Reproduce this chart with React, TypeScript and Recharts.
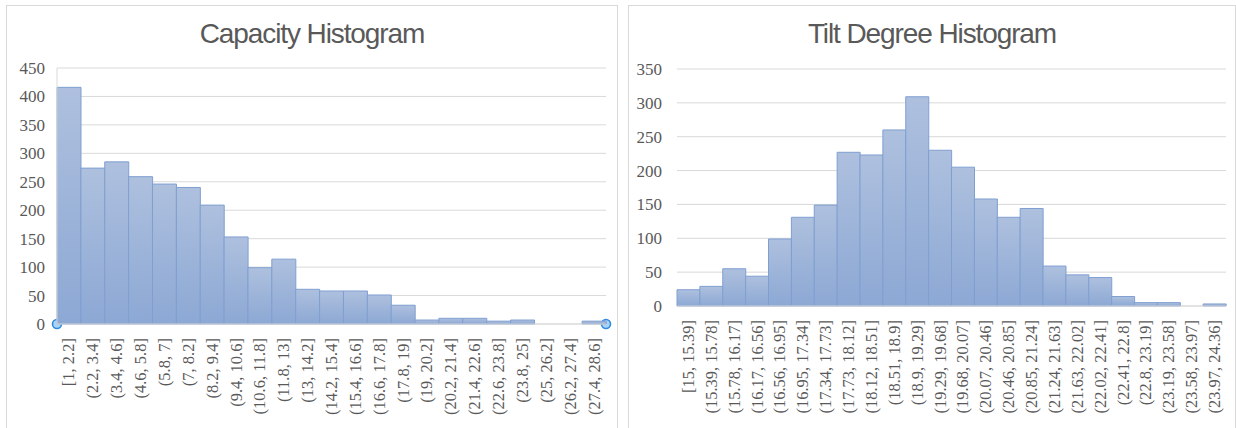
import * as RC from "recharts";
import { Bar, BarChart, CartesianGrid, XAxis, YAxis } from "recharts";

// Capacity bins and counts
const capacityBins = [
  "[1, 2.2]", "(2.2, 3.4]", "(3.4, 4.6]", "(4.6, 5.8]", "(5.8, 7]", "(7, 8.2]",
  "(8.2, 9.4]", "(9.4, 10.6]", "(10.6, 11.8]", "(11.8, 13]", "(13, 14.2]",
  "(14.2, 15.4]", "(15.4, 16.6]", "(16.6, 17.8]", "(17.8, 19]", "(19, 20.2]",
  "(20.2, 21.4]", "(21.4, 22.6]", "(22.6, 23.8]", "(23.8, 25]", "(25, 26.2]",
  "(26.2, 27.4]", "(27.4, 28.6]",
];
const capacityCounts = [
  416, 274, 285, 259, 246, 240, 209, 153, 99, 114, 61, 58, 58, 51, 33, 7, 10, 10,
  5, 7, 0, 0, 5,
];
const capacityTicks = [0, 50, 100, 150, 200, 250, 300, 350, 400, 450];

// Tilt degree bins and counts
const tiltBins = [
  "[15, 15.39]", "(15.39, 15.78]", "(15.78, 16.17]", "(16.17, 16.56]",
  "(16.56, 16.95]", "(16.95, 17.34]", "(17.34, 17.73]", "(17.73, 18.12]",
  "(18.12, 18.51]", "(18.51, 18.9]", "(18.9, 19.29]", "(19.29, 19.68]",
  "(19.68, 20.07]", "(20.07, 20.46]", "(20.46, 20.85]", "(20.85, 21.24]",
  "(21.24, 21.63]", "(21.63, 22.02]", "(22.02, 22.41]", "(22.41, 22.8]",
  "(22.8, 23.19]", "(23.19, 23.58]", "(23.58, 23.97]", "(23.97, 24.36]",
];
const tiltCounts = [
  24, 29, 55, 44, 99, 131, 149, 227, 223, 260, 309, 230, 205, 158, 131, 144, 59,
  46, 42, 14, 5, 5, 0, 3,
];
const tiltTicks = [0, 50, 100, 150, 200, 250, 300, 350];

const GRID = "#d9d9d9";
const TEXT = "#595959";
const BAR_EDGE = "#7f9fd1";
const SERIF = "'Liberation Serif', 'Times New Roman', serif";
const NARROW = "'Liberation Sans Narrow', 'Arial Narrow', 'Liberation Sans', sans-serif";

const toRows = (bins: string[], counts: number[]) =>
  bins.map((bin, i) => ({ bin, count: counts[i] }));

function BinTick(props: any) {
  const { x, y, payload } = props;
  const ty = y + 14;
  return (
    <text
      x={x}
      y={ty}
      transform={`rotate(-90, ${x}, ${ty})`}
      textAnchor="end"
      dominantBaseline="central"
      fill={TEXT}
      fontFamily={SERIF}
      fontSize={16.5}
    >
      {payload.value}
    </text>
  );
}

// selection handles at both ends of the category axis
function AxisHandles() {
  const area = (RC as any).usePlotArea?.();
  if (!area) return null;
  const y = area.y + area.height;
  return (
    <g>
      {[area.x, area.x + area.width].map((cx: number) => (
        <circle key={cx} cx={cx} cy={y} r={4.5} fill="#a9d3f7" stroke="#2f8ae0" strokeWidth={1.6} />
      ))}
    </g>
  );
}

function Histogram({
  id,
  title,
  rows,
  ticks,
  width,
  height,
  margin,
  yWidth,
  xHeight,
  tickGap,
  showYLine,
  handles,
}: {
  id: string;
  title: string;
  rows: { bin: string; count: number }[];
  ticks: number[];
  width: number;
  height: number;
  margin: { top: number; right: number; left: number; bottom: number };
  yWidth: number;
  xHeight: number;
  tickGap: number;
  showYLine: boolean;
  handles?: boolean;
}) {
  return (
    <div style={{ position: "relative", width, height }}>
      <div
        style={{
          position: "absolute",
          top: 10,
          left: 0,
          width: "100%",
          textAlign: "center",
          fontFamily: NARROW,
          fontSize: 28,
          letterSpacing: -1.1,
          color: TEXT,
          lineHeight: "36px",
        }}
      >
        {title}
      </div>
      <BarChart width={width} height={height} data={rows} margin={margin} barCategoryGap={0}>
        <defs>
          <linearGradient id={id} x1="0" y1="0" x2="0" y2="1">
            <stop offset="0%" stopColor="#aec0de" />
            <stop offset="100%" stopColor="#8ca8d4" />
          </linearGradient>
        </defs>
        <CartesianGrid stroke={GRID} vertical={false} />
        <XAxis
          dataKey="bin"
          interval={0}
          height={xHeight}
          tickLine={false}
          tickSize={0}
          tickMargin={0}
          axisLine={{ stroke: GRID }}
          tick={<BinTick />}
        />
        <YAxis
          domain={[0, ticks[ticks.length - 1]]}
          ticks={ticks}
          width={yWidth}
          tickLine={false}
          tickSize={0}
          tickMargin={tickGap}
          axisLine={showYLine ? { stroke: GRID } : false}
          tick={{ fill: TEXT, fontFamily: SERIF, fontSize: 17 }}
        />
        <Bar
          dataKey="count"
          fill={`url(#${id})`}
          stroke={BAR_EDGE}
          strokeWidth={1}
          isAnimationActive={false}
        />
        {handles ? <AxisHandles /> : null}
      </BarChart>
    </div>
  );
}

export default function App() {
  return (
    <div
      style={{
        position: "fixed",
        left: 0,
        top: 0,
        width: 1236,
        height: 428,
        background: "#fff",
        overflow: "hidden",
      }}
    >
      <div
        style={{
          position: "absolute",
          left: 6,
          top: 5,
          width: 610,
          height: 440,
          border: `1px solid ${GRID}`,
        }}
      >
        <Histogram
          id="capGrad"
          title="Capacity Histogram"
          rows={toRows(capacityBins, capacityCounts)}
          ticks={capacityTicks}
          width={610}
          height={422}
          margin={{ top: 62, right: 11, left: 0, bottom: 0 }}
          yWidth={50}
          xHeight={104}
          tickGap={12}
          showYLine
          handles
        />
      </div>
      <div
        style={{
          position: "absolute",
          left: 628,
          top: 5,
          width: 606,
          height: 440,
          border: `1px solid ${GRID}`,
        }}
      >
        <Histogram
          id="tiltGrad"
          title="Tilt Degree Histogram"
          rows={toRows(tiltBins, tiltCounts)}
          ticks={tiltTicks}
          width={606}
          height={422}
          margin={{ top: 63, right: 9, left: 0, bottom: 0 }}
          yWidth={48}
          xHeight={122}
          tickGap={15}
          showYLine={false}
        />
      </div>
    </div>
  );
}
=====
Short exercise.
With the pictures left out, restate word for word every line of the data above, from the first down to the line that contains "CartesianGrid, XAxis, YAxis".

Exercise solution.
Reproduce this chart with React, TypeScript and Recharts.
import * as RC from "recharts";
import { Bar, BarChart, CartesianGrid, XAxis, YAxis } from "recharts";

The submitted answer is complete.